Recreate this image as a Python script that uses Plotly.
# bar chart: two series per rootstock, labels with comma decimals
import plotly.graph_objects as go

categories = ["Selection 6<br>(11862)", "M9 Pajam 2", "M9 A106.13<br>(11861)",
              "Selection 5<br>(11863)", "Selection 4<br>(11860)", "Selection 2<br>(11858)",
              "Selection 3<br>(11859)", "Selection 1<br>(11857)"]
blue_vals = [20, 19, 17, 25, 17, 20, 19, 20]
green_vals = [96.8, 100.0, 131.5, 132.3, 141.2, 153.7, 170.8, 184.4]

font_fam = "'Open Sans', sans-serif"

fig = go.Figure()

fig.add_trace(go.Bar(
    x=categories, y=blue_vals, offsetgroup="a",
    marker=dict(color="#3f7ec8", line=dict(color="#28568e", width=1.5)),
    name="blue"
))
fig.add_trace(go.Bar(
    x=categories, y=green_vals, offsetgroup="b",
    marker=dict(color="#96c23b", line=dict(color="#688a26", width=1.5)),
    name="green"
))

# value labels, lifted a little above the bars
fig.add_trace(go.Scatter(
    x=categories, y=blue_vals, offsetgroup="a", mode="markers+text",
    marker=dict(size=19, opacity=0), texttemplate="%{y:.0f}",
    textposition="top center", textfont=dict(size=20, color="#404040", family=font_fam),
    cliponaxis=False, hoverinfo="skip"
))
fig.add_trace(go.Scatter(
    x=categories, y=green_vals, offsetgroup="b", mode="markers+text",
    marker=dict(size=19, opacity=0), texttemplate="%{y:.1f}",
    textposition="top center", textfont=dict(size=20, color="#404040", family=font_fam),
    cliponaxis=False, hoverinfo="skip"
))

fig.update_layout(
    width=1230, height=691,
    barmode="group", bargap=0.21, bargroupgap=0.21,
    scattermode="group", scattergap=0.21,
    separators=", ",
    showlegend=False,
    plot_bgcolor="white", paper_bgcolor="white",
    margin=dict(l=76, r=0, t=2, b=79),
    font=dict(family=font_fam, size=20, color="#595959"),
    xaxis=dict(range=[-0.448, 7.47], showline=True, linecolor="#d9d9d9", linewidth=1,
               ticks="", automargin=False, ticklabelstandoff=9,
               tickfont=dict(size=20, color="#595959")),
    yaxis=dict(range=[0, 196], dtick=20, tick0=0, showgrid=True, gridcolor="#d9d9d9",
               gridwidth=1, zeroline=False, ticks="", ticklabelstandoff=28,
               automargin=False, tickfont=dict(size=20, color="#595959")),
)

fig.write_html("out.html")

________________________

• _EXERCISE REQUIREMENTS_:
Copy each line of the data exactly, leaving nothing out.

• _RESPONSE TO THIS TASK_:
Recreate this image as a Python script that uses Plotly.
# bar chart: two series per rootstock, labels with comma decimals
import plotly.graph_objects as go

categories = ["Selection 6<br>(11862)", "M9 Pajam 2", "M9 A106.13<br>(11861)",
              "Selection 5<br>(11863)", "Selection 4<br>(11860)", "Selection 2<br>(11858)",
              "Selection 3<br>(11859)", "Selection 1<br>(11857)"]
blue_vals = [20, 19, 17, 25, 17, 20, 19, 20]
green_vals = [96.8, 100.0, 131.5, 132.3, 141.2, 153.7, 170.8, 184.4]

font_fam = "'Open Sans', sans-serif"

fig = go.Figure()

fig.add_trace(go.Bar(
    x=categories, y=blue_vals, offsetgroup="a",
    marker=dict(color="#3f7ec8", line=dict(color="#28568e", width=1.5)),
    name="blue"
))
fig.add_trace(go.Bar(
    x=categories, y=green_vals, offsetgroup="b",
    marker=dict(color="#96c23b", line=dict(color="#688a26", width=1.5)),
    name="green"
))

# value labels, lifted a little above the bars
fig.add_trace(go.Scatter(
    x=categories, y=blue_vals, offsetgroup="a", mode="markers+text",
    marker=dict(size=19, opacity=0), texttemplate="%{y:.0f}",
    textposition="top center", textfont=dict(size=20, color="#404040", family=font_fam),
    cliponaxis=False, hoverinfo="skip"
))
fig.add_trace(go.Scatter(
    x=categories, y=green_vals, offsetgroup="b", mode="markers+text",
    marker=dict(size=19, opacity=0), texttemplate="%{y:.1f}",
    textposition="top center", textfont=dict(size=20, color="#404040", family=font_fam),
    cliponaxis=False, hoverinfo="skip"
))

fig.update_layout(
    width=1230, height=691,
    barmode="group", bargap=0.21, bargroupgap=0.21,
    scattermode="group", scattergap=0.21,
    separators=", ",
    showlegend=False,
    plot_bgcolor="white", paper_bgcolor="white",
    margin=dict(l=76, r=0, t=2, b=79),
    font=dict(family=font_fam, size=20, color="#595959"),
    xaxis=dict(range=[-0.448, 7.47], showline=True, linecolor="#d9d9d9", linewidth=1,
               ticks="", automargin=False, ticklabelstandoff=9,
               tickfont=dict(size=20, color="#595959")),
    yaxis=dict(range=[0, 196], dtick=20, tick0=0, showgrid=True, gridcolor="#d9d9d9",
               gridwidth=1, zeroline=False, ticks="", ticklabelstandoff=28,
               automargin=False, tickfont=dict(size=20, color="#595959")),
)

fig.write_html("out.html")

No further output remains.